◆ **DATA**:
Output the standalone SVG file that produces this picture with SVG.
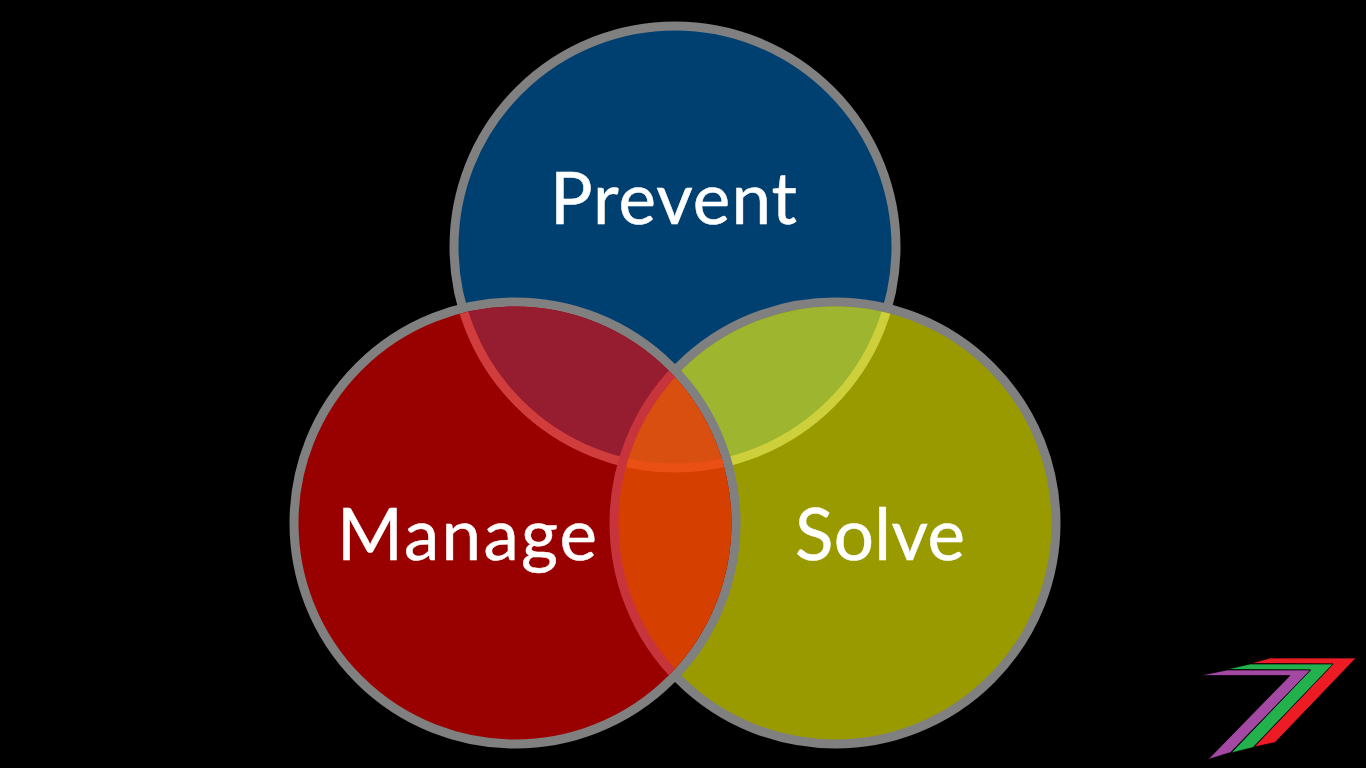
<svg xmlns="http://www.w3.org/2000/svg" width="1366" height="768" viewBox="0 0 1366 768">
<style>
.s{fill:none;stroke-width:9}
.g{stroke:#808080}
.t{font-family:"Lato","Liberation Sans",sans-serif;font-size:71px;fill:#fff;stroke:#fff;stroke-width:.5;text-anchor:middle}
.l{stroke:#000;stroke-width:.7}
</style>
<defs>
<circle id="cb" cx="675" cy="247" r="221"/>
<circle id="cr" cx="515" cy="523" r="221"/>
<circle id="cy" cx="835" cy="523" r="221"/>
<clipPath id="inR"><circle cx="515" cy="523" r="216.5"/></clipPath>
<clipPath id="inY"><circle cx="835" cy="523" r="216.5"/></clipPath>
</defs>
<rect width="1366" height="768" fill="#000"/>
<g id="prevent">
<use href="#cb" fill="#004070"/>
<use href="#cb" class="s g"/>
</g>
<g id="solve">
<use href="#cy" fill="#999900"/>
<use href="#cy" class="s g"/>
<g clip-path="url(#inY)">
<use href="#cb" fill="#9db52f"/>
<use href="#cb" class="s" stroke="#cdd03a"/>
</g>
</g>
<g id="manage">
<use href="#cr" fill="#990000"/>
<use href="#cr" class="s g"/>
<g clip-path="url(#inR)">
<use href="#cb" fill="#961c30"/>
<use href="#cb" class="s" stroke="#d13c3c"/>
<use href="#cy" fill="#d53f00"/>
<g clip-path="url(#inY)">
<use href="#cb" fill="#d84f10"/>
<use href="#cb" class="s" stroke="#ea5014"/>
</g>
<use href="#cy" class="s" stroke="#c8343c"/>
</g>
</g>
<text class="t" x="673.5" y="223.5" textLength="247" lengthAdjust="spacing">Prevent</text>
<text class="t" x="467" y="559.5" textLength="260" lengthAdjust="spacing">Manage</text>
<text class="t" x="880" y="559.5" textLength="170" lengthAdjust="spacing">Solve</text>
<g id="logo">
<polygon class="l" fill="#ed1c24" points="1250,663.5 1270,658 1356,658 1275,742.5 1254,747 1333,664"/>
<polygon class="l" fill="#22b14c" points="1226,669.5 1250,664 1333,664 1253,747.5 1231,753 1310.5,670"/>
<polygon class="l" fill="#a349a4" points="1200,675.5 1227,670 1310.5,670 1230.5,752.5 1208,759.5 1290,675.5"/>
</g>
</svg>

◆ **WHAT TO PRODUCE**: Reproduce the material above in full, exactly, with no images.

◆ **RESPONSE BELOW**:
Output the standalone SVG file that produces this picture with SVG.
<svg xmlns="http://www.w3.org/2000/svg" width="1366" height="768" viewBox="0 0 1366 768">
<style>
.s{fill:none;stroke-width:9}
.g{stroke:#808080}
.t{font-family:"Lato","Liberation Sans",sans-serif;font-size:71px;fill:#fff;stroke:#fff;stroke-width:.5;text-anchor:middle}
.l{stroke:#000;stroke-width:.7}
</style>
<defs>
<circle id="cb" cx="675" cy="247" r="221"/>
<circle id="cr" cx="515" cy="523" r="221"/>
<circle id="cy" cx="835" cy="523" r="221"/>
<clipPath id="inR"><circle cx="515" cy="523" r="216.5"/></clipPath>
<clipPath id="inY"><circle cx="835" cy="523" r="216.5"/></clipPath>
</defs>
<rect width="1366" height="768" fill="#000"/>
<g id="prevent">
<use href="#cb" fill="#004070"/>
<use href="#cb" class="s g"/>
</g>
<g id="solve">
<use href="#cy" fill="#999900"/>
<use href="#cy" class="s g"/>
<g clip-path="url(#inY)">
<use href="#cb" fill="#9db52f"/>
<use href="#cb" class="s" stroke="#cdd03a"/>
</g>
</g>
<g id="manage">
<use href="#cr" fill="#990000"/>
<use href="#cr" class="s g"/>
<g clip-path="url(#inR)">
<use href="#cb" fill="#961c30"/>
<use href="#cb" class="s" stroke="#d13c3c"/>
<use href="#cy" fill="#d53f00"/>
<g clip-path="url(#inY)">
<use href="#cb" fill="#d84f10"/>
<use href="#cb" class="s" stroke="#ea5014"/>
</g>
<use href="#cy" class="s" stroke="#c8343c"/>
</g>
</g>
<text class="t" x="673.5" y="223.5" textLength="247" lengthAdjust="spacing">Prevent</text>
<text class="t" x="467" y="559.5" textLength="260" lengthAdjust="spacing">Manage</text>
<text class="t" x="880" y="559.5" textLength="170" lengthAdjust="spacing">Solve</text>
<g id="logo">
<polygon class="l" fill="#ed1c24" points="1250,663.5 1270,658 1356,658 1275,742.5 1254,747 1333,664"/>
<polygon class="l" fill="#22b14c" points="1226,669.5 1250,664 1333,664 1253,747.5 1231,753 1310.5,670"/>
<polygon class="l" fill="#a349a4" points="1200,675.5 1227,670 1310.5,670 1230.5,752.5 1208,759.5 1290,675.5"/>
</g>
</svg>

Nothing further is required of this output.